The successful development of Mozambique’s coal projects, joined with the start of offshore gas production, preceding the latest discoveries, could possibly lead to the long term discontinuation of global aid to the country.

The predictable growth of Mozambique’s mining industry could lead to a momentous increase in the industry’s contribution to the gross domestic product of the country, contributing to the country’s financial independence. Mozambique is experiencing a coal explosion in the Tete province, with talk of Niassa becoming the next province to be explored and even bigger reserves expected.

It has been reported that Mozambique has considerable coal deposits located in the Moatize and the Mucanha-Vuzi sub-basins in the prospective Zambezi coal basin, in Tete. The Moatize sub-basin comprises 7 coal seams and has reserves projected at 750-million tons, while the Mucanha-Vuzi basin is said to comprise as much as 3 600-million tons in coal reserves, regardless of the basin being severely block-faulted.

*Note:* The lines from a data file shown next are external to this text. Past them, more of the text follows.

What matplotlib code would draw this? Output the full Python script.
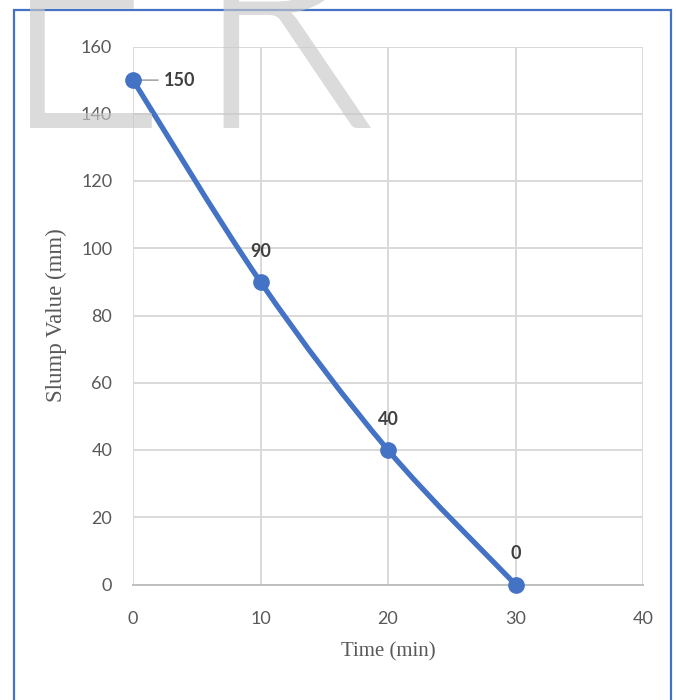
import matplotlib
matplotlib.use("Agg")
import matplotlib.pyplot as plt
from matplotlib.path import Path
from matplotlib.patches import PathPatch, Rectangle
from matplotlib.textpath import TextPath
from matplotlib.font_manager import FontProperties
from matplotlib.transforms import Affine2D, IdentityTransform
import numpy as np

time_min = [0, 10, 20, 30]
slump_mm = [150, 90, 40, 0]
x_ticks = [0, 10, 20, 30, 40]
y_ticks = [0, 20, 40, 60, 80, 100, 120, 140, 160]

BLUE = "#4472C4"
GRID = "#d9d9d9"
TICK = "#595959"
LABEL = "#404040"

W, H = 676, 700
fig = plt.figure(figsize=(W / 100, H / 100), dpi=100)
fig.patch.set_facecolor("white")

# plot area in pixels: x 133..643, y 46..584
left, right, top, bottom = 133, 643, 46.5, 584.5
ax = fig.add_axes([left / W, 1 - bottom / H, (right - left) / W, (bottom - top) / H])
ax.set_xlim(0, 40)
ax.set_ylim(0, 160)
ax.set_xticks(x_ticks)
ax.set_yticks(y_ticks)
ax.grid(True, color=GRID, linewidth=1.4)
ax.set_axisbelow(True)
for side in ["top", "right", "left"]:
    ax.spines[side].set_visible(False)
ax.spines["bottom"].set_color("#bfbfbf")
ax.spines["bottom"].set_linewidth(1.4)
ax.tick_params(length=0, labelcolor=TICK, labelsize=13)
ax.tick_params(axis="x", pad=19)
ax.tick_params(axis="y", pad=15)
for lab in ax.get_xticklabels() + ax.get_yticklabels():
    lab.set_fontfamily("Lato")

ax.set_xlabel("Time (min)", fontfamily="Liberation Serif", fontsize=15, color=TICK, labelpad=11)
ax.set_ylabel("Slump Value (mm)", fontfamily="Liberation Serif", fontsize=16.5, color=TICK, labelpad=10)

# smoothed series line (Catmull-Rom as cubic Bezier segments)
pts = np.column_stack([time_min, slump_mm]).astype(float)
ext = np.vstack([pts[0], pts, pts[-1]])
verts = [tuple(pts[0])]
codes = [Path.MOVETO]
for i in range(1, len(ext) - 2):
    p0, p1, p2, p3 = ext[i - 1], ext[i], ext[i + 1], ext[i + 2]
    c1 = p1 + (p2 - p0) / 6.0
    c2 = p2 - (p3 - p1) / 6.0
    verts += [tuple(c1), tuple(c2), tuple(p2)]
    codes += [Path.CURVE4] * 3
ax.add_patch(PathPatch(Path(verts, codes), facecolor="none", edgecolor=BLUE,
                       linewidth=3.8, capstyle="round", joinstyle="round",
                       zorder=3, clip_on=False))
ax.plot(time_min, slump_mm, linestyle="none", marker="o", markersize=11,
        color=BLUE, zorder=4, clip_on=False)

# data labels
for x, y in zip(time_min, slump_mm):
    if x == time_min[0]:
        ax.annotate(str(y), xy=(x, y), xytext=(22, 0), textcoords="offset points",
                    ha="left", va="center", fontsize=13, fontweight="bold",
                    color=LABEL, fontfamily="Lato",
                    arrowprops=dict(arrowstyle="-", color="#a6a6a6", lw=1.2,
                                    shrinkA=2, shrinkB=5))
    else:
        ax.annotate(str(y), xy=(x, y), xytext=(0, 16), textcoords="offset points",
                    ha="center", va="bottom", fontsize=13, fontweight="bold",
                    color=LABEL, fontfamily="Lato")

# chart border
fig.patches.append(Rectangle((13.5 / W, -0.05), (671 - 13.5) / W, 1.05 - 9.5 / H,
                             transform=fig.transFigure, fill=False,
                             edgecolor=BLUE, linewidth=1.6))

# watermark letters, each fitted into its pixel box (x0, x1, y_top, y_bottom)
wm_font = FontProperties(family="Lato", weight=300)
for letter, (x0, x1, y_top, y_bot) in [("E", (0, 152, -122, 128)),
                                       ("R", (192, 371, -122, 128))]:
    tp = TextPath((0, 0), letter, size=100, prop=wm_font)
    v = tp.vertices
    bx0, by0 = v[:, 0].min(), v[:, 1].min()
    bx1, by1 = v[:, 0].max(), v[:, 1].max()
    sx = (x1 - x0) / (bx1 - bx0)
    sy = (y_bot - y_top) / (by1 - by0)
    tr = (Affine2D().translate(-bx0, -by0).scale(sx, sy)
          .translate(x0, H - y_bot))
    patch = PathPatch(tr.transform_path(tp), facecolor="#c8c8c8", edgecolor="none",
                      alpha=0.65, transform=IdentityTransform(), zorder=10)
    fig.patches.append(patch)

fig.savefig("out.png", dpi=100, facecolor="white")
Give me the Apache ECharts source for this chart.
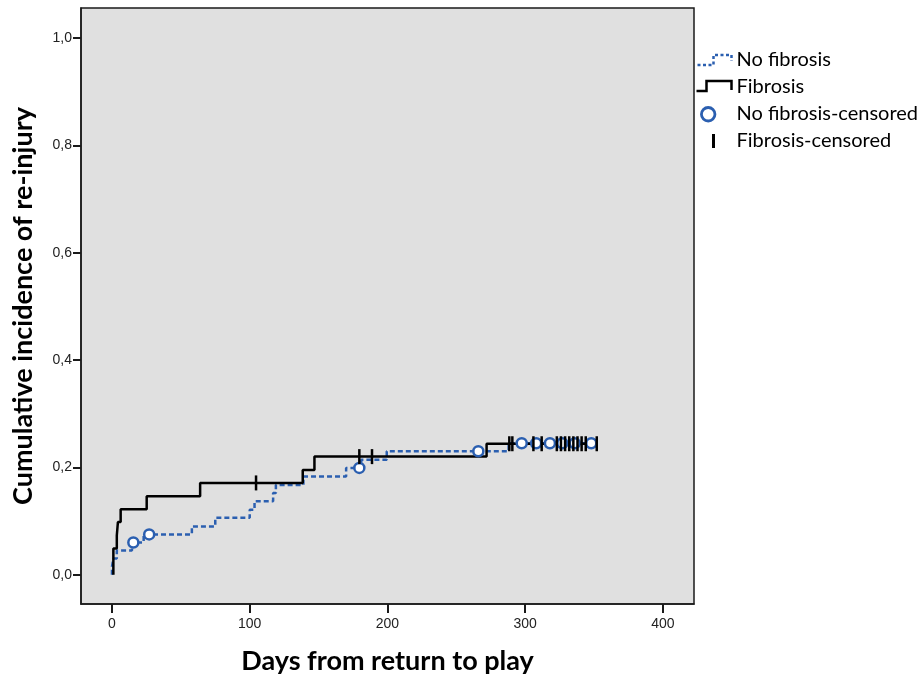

Because of this, the country is seeing an increased interest from the Mozambique government to get involved in the industry. Suggested and proposed amendments to the mining law, earlier this year, including a proposal for government to take stakes in major strategic projects, are indicators of such increased interest, but it is not necessarily out of line with tax and mining law reforms being introduced in other mineral-rich countries. One of the positives we are seeing out of the proposed amendments is the suggestion to streamline the licensing process for exploration and mining, thereby lowering the barrier of entry into the industry.

Mining rights and licenses

In its draft new mining law, Mozambique is proposing that business deals involving mining rights and licenses for the country’s resources be executed within the country’s borders. The draft is expected to be submitted to the Mozambique government during the first half of this year.

Mozambique government is likely to change the time frames for mining production. The current legislation enables mining to start 15 years after a mining license has been granted. It is assumed that the new legislation will force exploration and mining companies to start production within two years of licensing. Currently, there are more than 10 significant projects in the feasibility stage, at least one in the bankable feasibility stage, and numerous projects already under construction in the country.

Challenges faced by the mining industry

Numerous ways are being investigated to deal with the export capability and infrastructural development challenges currently faced by the industry, with players busy dealing with the issues either individually or in joint forums. Other challenges faced by the Mozambique mining industry include power shortages, lack of skilled labour, and environmental issues, such as the scarcity of water, as well as potentially significant government interference. In order to overcome these challenges, significant interaction and cooperation will be required between industry players, the communities in which they operate, and government.

However, these challenges are not unique to Mozambique and, therefore, lessons learnt in other jurisdictions on these matters can be used to address the country’s challenges.